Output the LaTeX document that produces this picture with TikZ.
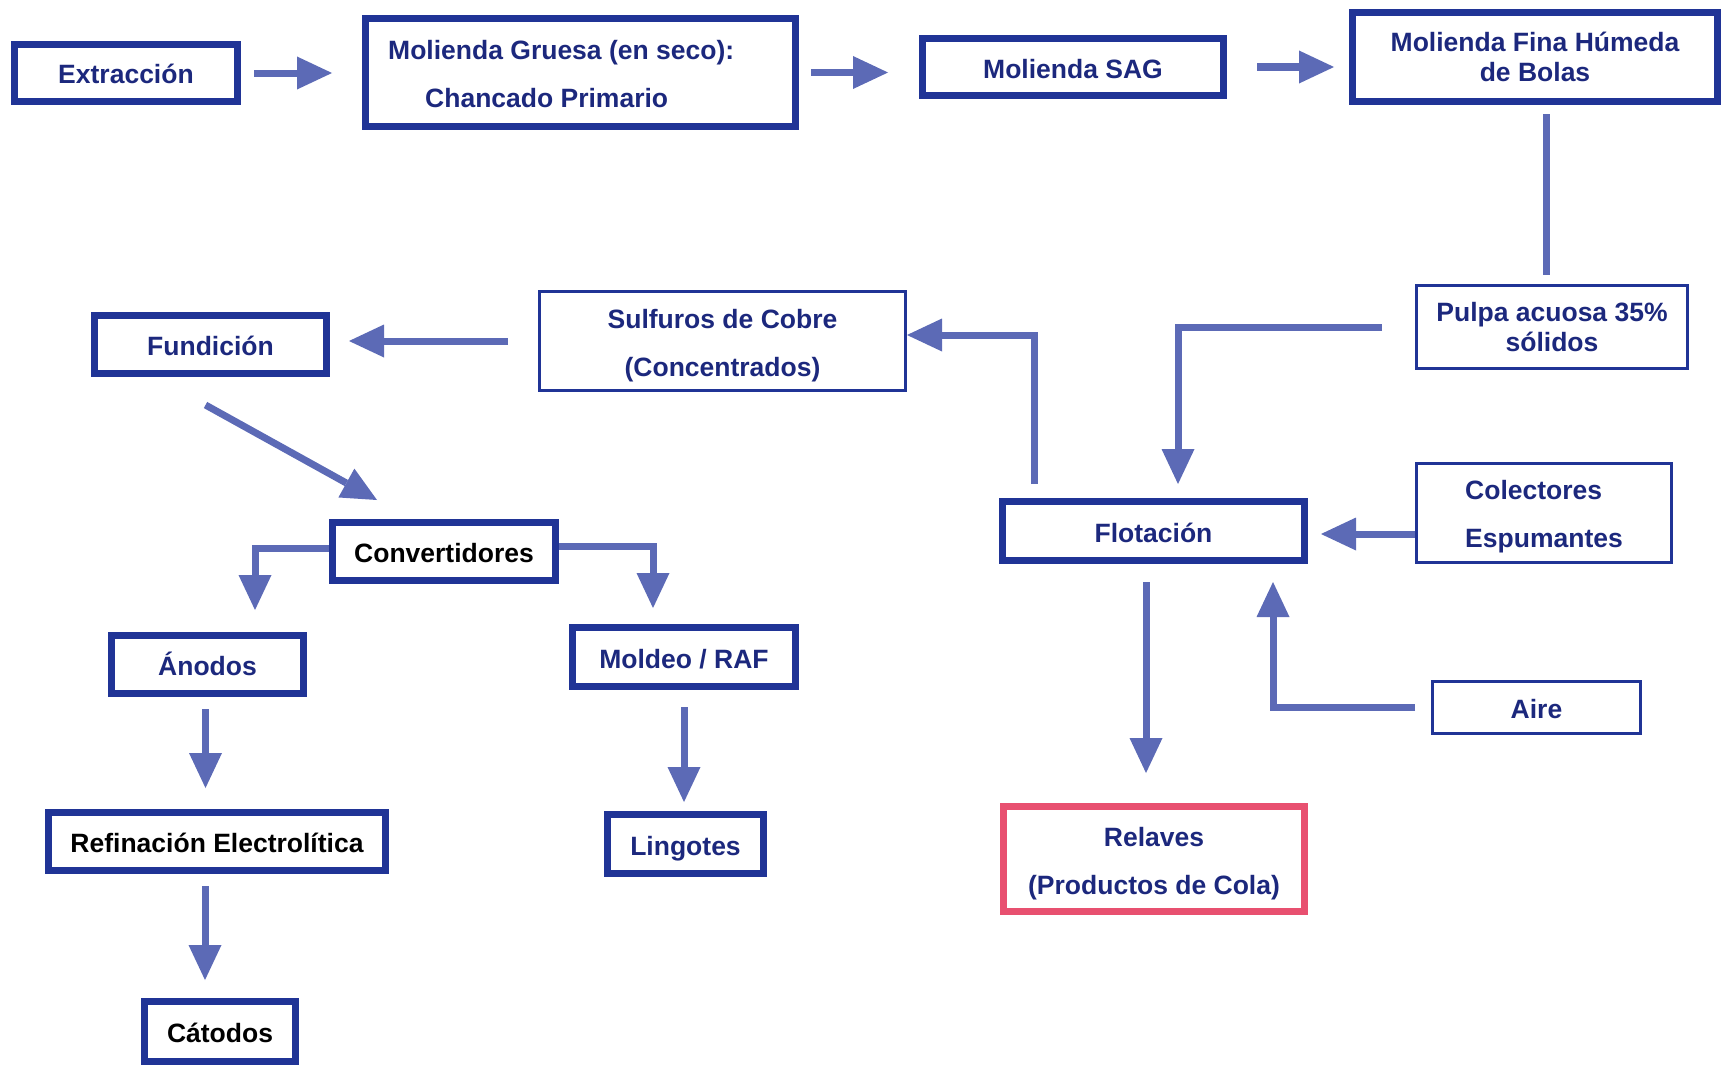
\documentclass[tikz,border=0pt]{standalone}
\usepackage{fontspec}
\setmainfont{Liberation Sans}
\usetikzlibrary{arrows.meta,calc}
\definecolor{boxblue}{RGB}{32,52,150}
\definecolor{txtblue}{RGB}{28,40,125}
\definecolor{flowblue}{RGB}{92,106,182}
\definecolor{tailred}{RGB}{232,80,112}

\begin{document}
\begin{tikzpicture}[x=1pt,y=-1pt,
  every node/.style={font=\fontsize{26.5}{30}\selectfont\bfseries, text=txtblue,
                     inner sep=0pt, align=center},
  oneline/.style={text height=22pt, text depth=0pt},
  heavy/.style={draw=boxblue, line width=7pt},
  light/.style={draw=boxblue, line width=3pt},
  tailbox/.style={draw=tailred, line width=7pt},
  flow/.style={draw=flowblue, line width=7pt, line join=miter,
               -{Triangle[width=33pt,length=35pt,line width=0pt]}},
  pipe/.style={draw=flowblue, line width=7pt}]
\useasboundingbox (0,0) rectangle (1723,1065);

% process boxes
\node[heavy, oneline, minimum width=223pt, minimum height=57pt] (ext) at (126,73) {Extracción};
\node[heavy, minimum width=430pt, minimum height=108pt] (gru) at (580.5,72.5) {};
\node[anchor=west, align=left] (grutxt) at (388,74) {Molienda Gruesa (en seco):\\[18pt]\hspace*{37pt}Chancado Primario};
\node[heavy, oneline, minimum width=301pt, minimum height=57pt] (sag) at (1073,67) {Molienda SAG};
\node[heavy, minimum width=365pt, minimum height=89pt] (fina) at (1535,57) {Molienda Fina Húmeda\\de Bolas};
\node[light, minimum width=271pt, minimum height=83pt] (pulpa) at (1552,327) {Pulpa acuosa 35\%\\sólidos};
\node[light, minimum width=366pt, minimum height=99pt] (sulf) at (722.5,341) {};
\node (sulftxt) at (722.5,345.4) {Sulfuros de Cobre\\[18pt](Concentrados)};
\node[heavy, oneline, minimum width=232pt, minimum height=58pt] (fund) at (210.5,344.5) {Fundición};
\node[heavy, oneline, minimum width=223pt, minimum height=58pt, text=black] (conv) at (444,551.5) {Convertidores};
\node[heavy, oneline, minimum width=192pt, minimum height=58pt] (anod) at (207.5,664.5) {Ánodos};
\node[heavy, oneline, minimum width=223pt, minimum height=59pt] (mold) at (684,657) {Moldeo / RAF};
\node[heavy, oneline, minimum width=337pt, minimum height=58pt, text=black] (refi) at (217,841.5) {Refinación Electrolítica};
\node[heavy, oneline, minimum width=156pt, minimum height=59pt] (ling) at (685.5,844) {Lingotes};
\node[heavy, oneline, minimum width=151pt, minimum height=60pt, text=black] (cat) at (220,1031.5) {Cátodos};
\node[heavy, oneline, minimum width=302pt, minimum height=59pt] (flot) at (1153.5,531) {Flotación};
\node[light, minimum width=255pt, minimum height=99pt] (col) at (1544,513) {};
\node[align=left] (coltxt) at (1544,516.3) {Colectores\\[18pt]Espumantes};
\node[light, oneline, minimum width=208pt, minimum height=52pt] (aire) at (1536.5,707.5) {Aire};
\node[tailbox, minimum width=301pt, minimum height=105pt] (rel) at (1154,859) {};
\node (reltxt) at (1154,863.4) {Relaves\\[18pt](Productos de Cola)};

% main line
\draw[flow, shorten <=13pt, shorten >=30pt] (ext.east) -- (ext.east -| gru.west);
\draw[flow, shorten <=12pt, shorten >=31pt] (gru.east) -- (gru.east -| sag.west);
\draw[flow, shorten <=30pt, shorten >=15pt] (sag.east) -- (sag.east -| fina.west);
\draw[pipe, shorten <=9pt, shorten >=9pt] ([xshift=11pt]fina.south) -- ([xshift=11pt]fina.south |- pulpa.north);
\draw[flow, shorten <=33pt, shorten >=14pt] (pulpa.west) -| ([xshift=24.5pt]flot.north);

% flotation inputs and outputs
\draw[flow, shorten <=14pt] ([xshift=-119.5pt]flot.north) |- ([yshift=6pt]sulf.east);
\draw[flow, shorten >=13pt] ([yshift=-21pt]col.west) -- ([yshift=-21pt]col.west -| flot.east);
\draw[flow, shorten <=16pt, shorten >=18pt] (aire.west) -| ([xshift=119.5pt]flot.south);
\draw[flow, shorten <=18pt, shorten >=30pt] ([xshift=-7.5pt]flot.south) -- ([xshift=-7.5pt]flot.south |- rel.north);

% smelting and refining
\draw[flow, shorten <=30pt, shorten >=19pt] (sulf.west) -- (sulf.west -| fund.east);
\draw[flow] ([shift={(-5,28)}]fund.south) -- ([shift={(-67,-19)}]conv.north);
\draw[flow] ([yshift=3.5pt]conv.west) -| ([xshift=47.5pt,yshift=22pt]anod.north);
\draw[flow, shorten >=16pt] ([yshift=5.5pt]conv.east) -| ([xshift=-31pt]mold.north);
\draw[flow, shorten <=12pt, shorten >=21pt] ([xshift=-2pt]anod.south) -- ([xshift=-2pt]anod.south |- refi.north);
\draw[flow, shorten <=12pt, shorten >=18pt] ([xshift=-12pt]refi.south) -- ([xshift=-12pt]refi.south |- cat.north);
\draw[flow, shorten <=17pt, shorten >=9pt] (mold.south) -- (mold.south |- ling.north);
\end{tikzpicture}
\end{document}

———

= The exercise =
All the lines above are to be given again exactly as they read, with the pictures removed.

= The reply =
Output the LaTeX document that produces this picture with TikZ.
\documentclass[tikz,border=0pt]{standalone}
\usepackage{fontspec}
\setmainfont{Liberation Sans}
\usetikzlibrary{arrows.meta,calc}
\definecolor{boxblue}{RGB}{32,52,150}
\definecolor{txtblue}{RGB}{28,40,125}
\definecolor{flowblue}{RGB}{92,106,182}
\definecolor{tailred}{RGB}{232,80,112}

\begin{document}
\begin{tikzpicture}[x=1pt,y=-1pt,
  every node/.style={font=\fontsize{26.5}{30}\selectfont\bfseries, text=txtblue,
                     inner sep=0pt, align=center},
  oneline/.style={text height=22pt, text depth=0pt},
  heavy/.style={draw=boxblue, line width=7pt},
  light/.style={draw=boxblue, line width=3pt},
  tailbox/.style={draw=tailred, line width=7pt},
  flow/.style={draw=flowblue, line width=7pt, line join=miter,
               -{Triangle[width=33pt,length=35pt,line width=0pt]}},
  pipe/.style={draw=flowblue, line width=7pt}]
\useasboundingbox (0,0) rectangle (1723,1065);

% process boxes
\node[heavy, oneline, minimum width=223pt, minimum height=57pt] (ext) at (126,73) {Extracción};
\node[heavy, minimum width=430pt, minimum height=108pt] (gru) at (580.5,72.5) {};
\node[anchor=west, align=left] (grutxt) at (388,74) {Molienda Gruesa (en seco):\\[18pt]\hspace*{37pt}Chancado Primario};
\node[heavy, oneline, minimum width=301pt, minimum height=57pt] (sag) at (1073,67) {Molienda SAG};
\node[heavy, minimum width=365pt, minimum height=89pt] (fina) at (1535,57) {Molienda Fina Húmeda\\de Bolas};
\node[light, minimum width=271pt, minimum height=83pt] (pulpa) at (1552,327) {Pulpa acuosa 35\%\\sólidos};
\node[light, minimum width=366pt, minimum height=99pt] (sulf) at (722.5,341) {};
\node (sulftxt) at (722.5,345.4) {Sulfuros de Cobre\\[18pt](Concentrados)};
\node[heavy, oneline, minimum width=232pt, minimum height=58pt] (fund) at (210.5,344.5) {Fundición};
\node[heavy, oneline, minimum width=223pt, minimum height=58pt, text=black] (conv) at (444,551.5) {Convertidores};
\node[heavy, oneline, minimum width=192pt, minimum height=58pt] (anod) at (207.5,664.5) {Ánodos};
\node[heavy, oneline, minimum width=223pt, minimum height=59pt] (mold) at (684,657) {Moldeo / RAF};
\node[heavy, oneline, minimum width=337pt, minimum height=58pt, text=black] (refi) at (217,841.5) {Refinación Electrolítica};
\node[heavy, oneline, minimum width=156pt, minimum height=59pt] (ling) at (685.5,844) {Lingotes};
\node[heavy, oneline, minimum width=151pt, minimum height=60pt, text=black] (cat) at (220,1031.5) {Cátodos};
\node[heavy, oneline, minimum width=302pt, minimum height=59pt] (flot) at (1153.5,531) {Flotación};
\node[light, minimum width=255pt, minimum height=99pt] (col) at (1544,513) {};
\node[align=left] (coltxt) at (1544,516.3) {Colectores\\[18pt]Espumantes};
\node[light, oneline, minimum width=208pt, minimum height=52pt] (aire) at (1536.5,707.5) {Aire};
\node[tailbox, minimum width=301pt, minimum height=105pt] (rel) at (1154,859) {};
\node (reltxt) at (1154,863.4) {Relaves\\[18pt](Productos de Cola)};

% main line
\draw[flow, shorten <=13pt, shorten >=30pt] (ext.east) -- (ext.east -| gru.west);
\draw[flow, shorten <=12pt, shorten >=31pt] (gru.east) -- (gru.east -| sag.west);
\draw[flow, shorten <=30pt, shorten >=15pt] (sag.east) -- (sag.east -| fina.west);
\draw[pipe, shorten <=9pt, shorten >=9pt] ([xshift=11pt]fina.south) -- ([xshift=11pt]fina.south |- pulpa.north);
\draw[flow, shorten <=33pt, shorten >=14pt] (pulpa.west) -| ([xshift=24.5pt]flot.north);

% flotation inputs and outputs
\draw[flow, shorten <=14pt] ([xshift=-119.5pt]flot.north) |- ([yshift=6pt]sulf.east);
\draw[flow, shorten >=13pt] ([yshift=-21pt]col.west) -- ([yshift=-21pt]col.west -| flot.east);
\draw[flow, shorten <=16pt, shorten >=18pt] (aire.west) -| ([xshift=119.5pt]flot.south);
\draw[flow, shorten <=18pt, shorten >=30pt] ([xshift=-7.5pt]flot.south) -- ([xshift=-7.5pt]flot.south |- rel.north);

% smelting and refining
\draw[flow, shorten <=30pt, shorten >=19pt] (sulf.west) -- (sulf.west -| fund.east);
\draw[flow] ([shift={(-5,28)}]fund.south) -- ([shift={(-67,-19)}]conv.north);
\draw[flow] ([yshift=3.5pt]conv.west) -| ([xshift=47.5pt,yshift=22pt]anod.north);
\draw[flow, shorten >=16pt] ([yshift=5.5pt]conv.east) -| ([xshift=-31pt]mold.north);
\draw[flow, shorten <=12pt, shorten >=21pt] ([xshift=-2pt]anod.south) -- ([xshift=-2pt]anod.south |- refi.north);
\draw[flow, shorten <=12pt, shorten >=18pt] ([xshift=-12pt]refi.south) -- ([xshift=-12pt]refi.south |- cat.north);
\draw[flow, shorten <=17pt, shorten >=9pt] (mold.south) -- (mold.south |- ling.north);
\end{tikzpicture}
\end{document}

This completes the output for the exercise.